### REQUIREMENT
Skip the pictures and quote all of the lines exactly.

### PROVIDED MATERIAL
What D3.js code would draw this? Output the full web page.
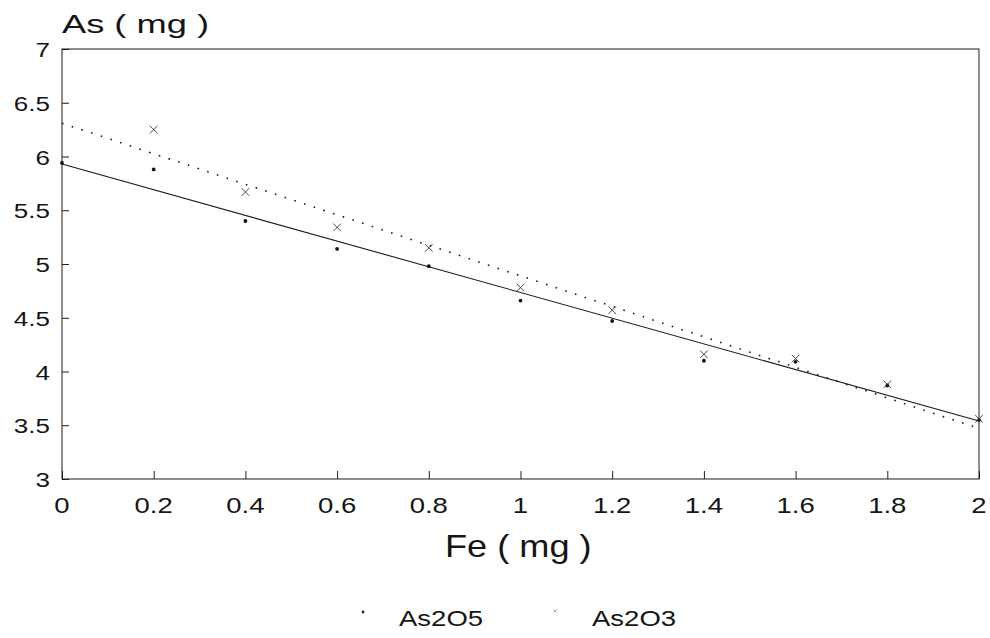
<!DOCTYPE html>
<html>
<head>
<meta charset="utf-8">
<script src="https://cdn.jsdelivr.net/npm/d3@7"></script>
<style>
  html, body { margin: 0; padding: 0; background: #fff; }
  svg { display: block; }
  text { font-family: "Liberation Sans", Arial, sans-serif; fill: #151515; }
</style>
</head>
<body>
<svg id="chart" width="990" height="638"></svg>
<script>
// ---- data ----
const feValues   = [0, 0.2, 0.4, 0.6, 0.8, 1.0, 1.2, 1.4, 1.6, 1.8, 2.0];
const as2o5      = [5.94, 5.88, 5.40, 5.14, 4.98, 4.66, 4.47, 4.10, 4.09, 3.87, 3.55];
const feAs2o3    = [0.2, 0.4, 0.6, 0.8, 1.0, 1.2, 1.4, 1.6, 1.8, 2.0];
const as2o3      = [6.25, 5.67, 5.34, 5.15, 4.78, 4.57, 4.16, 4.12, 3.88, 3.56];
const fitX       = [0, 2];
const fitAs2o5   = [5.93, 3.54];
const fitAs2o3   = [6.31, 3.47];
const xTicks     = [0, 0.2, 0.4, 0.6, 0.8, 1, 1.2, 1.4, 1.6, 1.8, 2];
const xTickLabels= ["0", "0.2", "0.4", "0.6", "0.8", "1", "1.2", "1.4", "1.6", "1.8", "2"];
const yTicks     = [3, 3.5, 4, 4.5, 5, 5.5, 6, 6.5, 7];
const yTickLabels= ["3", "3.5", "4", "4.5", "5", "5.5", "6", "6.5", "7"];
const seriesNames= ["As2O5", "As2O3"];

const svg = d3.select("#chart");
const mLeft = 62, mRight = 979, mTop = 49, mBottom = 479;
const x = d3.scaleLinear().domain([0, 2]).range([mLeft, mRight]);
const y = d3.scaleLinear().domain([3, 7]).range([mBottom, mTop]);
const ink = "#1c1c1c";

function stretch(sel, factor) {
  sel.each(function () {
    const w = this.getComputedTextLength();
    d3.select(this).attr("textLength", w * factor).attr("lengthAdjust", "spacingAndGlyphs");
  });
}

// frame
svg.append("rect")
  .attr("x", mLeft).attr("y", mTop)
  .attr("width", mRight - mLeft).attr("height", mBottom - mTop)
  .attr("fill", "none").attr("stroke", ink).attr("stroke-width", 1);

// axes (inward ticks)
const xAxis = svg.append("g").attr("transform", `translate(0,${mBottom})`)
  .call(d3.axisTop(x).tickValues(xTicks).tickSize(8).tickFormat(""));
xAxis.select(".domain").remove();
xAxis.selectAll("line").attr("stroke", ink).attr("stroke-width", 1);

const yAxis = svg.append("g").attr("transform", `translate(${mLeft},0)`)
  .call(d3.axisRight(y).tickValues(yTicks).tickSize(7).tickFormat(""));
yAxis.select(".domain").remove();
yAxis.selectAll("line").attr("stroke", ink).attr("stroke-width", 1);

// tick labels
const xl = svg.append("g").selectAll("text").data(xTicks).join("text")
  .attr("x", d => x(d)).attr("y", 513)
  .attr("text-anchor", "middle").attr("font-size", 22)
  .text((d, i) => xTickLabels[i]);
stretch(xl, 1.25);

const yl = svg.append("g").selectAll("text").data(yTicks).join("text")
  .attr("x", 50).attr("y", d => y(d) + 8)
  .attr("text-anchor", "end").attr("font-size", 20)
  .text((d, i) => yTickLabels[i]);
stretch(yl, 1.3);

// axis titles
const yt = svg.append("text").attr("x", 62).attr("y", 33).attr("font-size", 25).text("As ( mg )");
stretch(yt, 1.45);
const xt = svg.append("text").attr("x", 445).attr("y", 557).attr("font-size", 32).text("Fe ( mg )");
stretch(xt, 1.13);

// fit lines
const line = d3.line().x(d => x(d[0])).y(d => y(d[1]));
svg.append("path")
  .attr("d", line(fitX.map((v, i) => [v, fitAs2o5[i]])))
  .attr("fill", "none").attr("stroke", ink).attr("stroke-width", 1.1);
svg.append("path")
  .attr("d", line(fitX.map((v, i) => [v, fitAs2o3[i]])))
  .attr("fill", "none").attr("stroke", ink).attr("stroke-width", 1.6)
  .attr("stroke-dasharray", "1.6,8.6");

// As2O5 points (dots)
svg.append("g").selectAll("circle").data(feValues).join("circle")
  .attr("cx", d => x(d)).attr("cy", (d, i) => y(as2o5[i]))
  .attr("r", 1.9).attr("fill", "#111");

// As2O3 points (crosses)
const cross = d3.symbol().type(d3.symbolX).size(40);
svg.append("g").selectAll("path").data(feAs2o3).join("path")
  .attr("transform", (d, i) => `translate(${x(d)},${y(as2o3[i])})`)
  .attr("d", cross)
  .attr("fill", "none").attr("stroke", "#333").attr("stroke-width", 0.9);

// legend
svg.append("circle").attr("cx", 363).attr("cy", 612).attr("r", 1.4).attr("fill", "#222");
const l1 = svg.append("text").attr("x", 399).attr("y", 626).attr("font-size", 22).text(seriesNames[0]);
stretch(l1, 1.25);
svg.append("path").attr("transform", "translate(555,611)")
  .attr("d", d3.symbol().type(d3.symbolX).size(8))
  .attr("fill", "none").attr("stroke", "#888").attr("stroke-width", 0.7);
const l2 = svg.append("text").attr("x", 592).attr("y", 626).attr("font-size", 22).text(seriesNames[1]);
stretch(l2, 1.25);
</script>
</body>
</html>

### SOLUTION TO THIS TASK
What D3.js code would draw this? Output the full web page.
<!DOCTYPE html>
<html>
<head>
<meta charset="utf-8">
<script src="https://cdn.jsdelivr.net/npm/d3@7"></script>
<style>
  html, body { margin: 0; padding: 0; background: #fff; }
  svg { display: block; }
  text { font-family: "Liberation Sans", Arial, sans-serif; fill: #151515; }
</style>
</head>
<body>
<svg id="chart" width="990" height="638"></svg>
<script>
// ---- data ----
const feValues   = [0, 0.2, 0.4, 0.6, 0.8, 1.0, 1.2, 1.4, 1.6, 1.8, 2.0];
const as2o5      = [5.94, 5.88, 5.40, 5.14, 4.98, 4.66, 4.47, 4.10, 4.09, 3.87, 3.55];
const feAs2o3    = [0.2, 0.4, 0.6, 0.8, 1.0, 1.2, 1.4, 1.6, 1.8, 2.0];
const as2o3      = [6.25, 5.67, 5.34, 5.15, 4.78, 4.57, 4.16, 4.12, 3.88, 3.56];
const fitX       = [0, 2];
const fitAs2o5   = [5.93, 3.54];
const fitAs2o3   = [6.31, 3.47];
const xTicks     = [0, 0.2, 0.4, 0.6, 0.8, 1, 1.2, 1.4, 1.6, 1.8, 2];
const xTickLabels= ["0", "0.2", "0.4", "0.6", "0.8", "1", "1.2", "1.4", "1.6", "1.8", "2"];
const yTicks     = [3, 3.5, 4, 4.5, 5, 5.5, 6, 6.5, 7];
const yTickLabels= ["3", "3.5", "4", "4.5", "5", "5.5", "6", "6.5", "7"];
const seriesNames= ["As2O5", "As2O3"];

const svg = d3.select("#chart");
const mLeft = 62, mRight = 979, mTop = 49, mBottom = 479;
const x = d3.scaleLinear().domain([0, 2]).range([mLeft, mRight]);
const y = d3.scaleLinear().domain([3, 7]).range([mBottom, mTop]);
const ink = "#1c1c1c";

function stretch(sel, factor) {
  sel.each(function () {
    const w = this.getComputedTextLength();
    d3.select(this).attr("textLength", w * factor).attr("lengthAdjust", "spacingAndGlyphs");
  });
}

// frame
svg.append("rect")
  .attr("x", mLeft).attr("y", mTop)
  .attr("width", mRight - mLeft).attr("height", mBottom - mTop)
  .attr("fill", "none").attr("stroke", ink).attr("stroke-width", 1);

// axes (inward ticks)
const xAxis = svg.append("g").attr("transform", `translate(0,${mBottom})`)
  .call(d3.axisTop(x).tickValues(xTicks).tickSize(8).tickFormat(""));
xAxis.select(".domain").remove();
xAxis.selectAll("line").attr("stroke", ink).attr("stroke-width", 1);

const yAxis = svg.append("g").attr("transform", `translate(${mLeft},0)`)
  .call(d3.axisRight(y).tickValues(yTicks).tickSize(7).tickFormat(""));
yAxis.select(".domain").remove();
yAxis.selectAll("line").attr("stroke", ink).attr("stroke-width", 1);

// tick labels
const xl = svg.append("g").selectAll("text").data(xTicks).join("text")
  .attr("x", d => x(d)).attr("y", 513)
  .attr("text-anchor", "middle").attr("font-size", 22)
  .text((d, i) => xTickLabels[i]);
stretch(xl, 1.25);

const yl = svg.append("g").selectAll("text").data(yTicks).join("text")
  .attr("x", 50).attr("y", d => y(d) + 8)
  .attr("text-anchor", "end").attr("font-size", 20)
  .text((d, i) => yTickLabels[i]);
stretch(yl, 1.3);

// axis titles
const yt = svg.append("text").attr("x", 62).attr("y", 33).attr("font-size", 25).text("As ( mg )");
stretch(yt, 1.45);
const xt = svg.append("text").attr("x", 445).attr("y", 557).attr("font-size", 32).text("Fe ( mg )");
stretch(xt, 1.13);

// fit lines
const line = d3.line().x(d => x(d[0])).y(d => y(d[1]));
svg.append("path")
  .attr("d", line(fitX.map((v, i) => [v, fitAs2o5[i]])))
  .attr("fill", "none").attr("stroke", ink).attr("stroke-width", 1.1);
svg.append("path")
  .attr("d", line(fitX.map((v, i) => [v, fitAs2o3[i]])))
  .attr("fill", "none").attr("stroke", ink).attr("stroke-width", 1.6)
  .attr("stroke-dasharray", "1.6,8.6");

// As2O5 points (dots)
svg.append("g").selectAll("circle").data(feValues).join("circle")
  .attr("cx", d => x(d)).attr("cy", (d, i) => y(as2o5[i]))
  .attr("r", 1.9).attr("fill", "#111");

// As2O3 points (crosses)
const cross = d3.symbol().type(d3.symbolX).size(40);
svg.append("g").selectAll("path").data(feAs2o3).join("path")
  .attr("transform", (d, i) => `translate(${x(d)},${y(as2o3[i])})`)
  .attr("d", cross)
  .attr("fill", "none").attr("stroke", "#333").attr("stroke-width", 0.9);

// legend
svg.append("circle").attr("cx", 363).attr("cy", 612).attr("r", 1.4).attr("fill", "#222");
const l1 = svg.append("text").attr("x", 399).attr("y", 626).attr("font-size", 22).text(seriesNames[0]);
stretch(l1, 1.25);
svg.append("path").attr("transform", "translate(555,611)")
  .attr("d", d3.symbol().type(d3.symbolX).size(8))
  .attr("fill", "none").attr("stroke", "#888").attr("stroke-width", 0.7);
const l2 = svg.append("text").attr("x", 592).attr("y", 626).attr("font-size", 22).text(seriesNames[1]);
stretch(l2, 1.25);
</script>
</body>
</html>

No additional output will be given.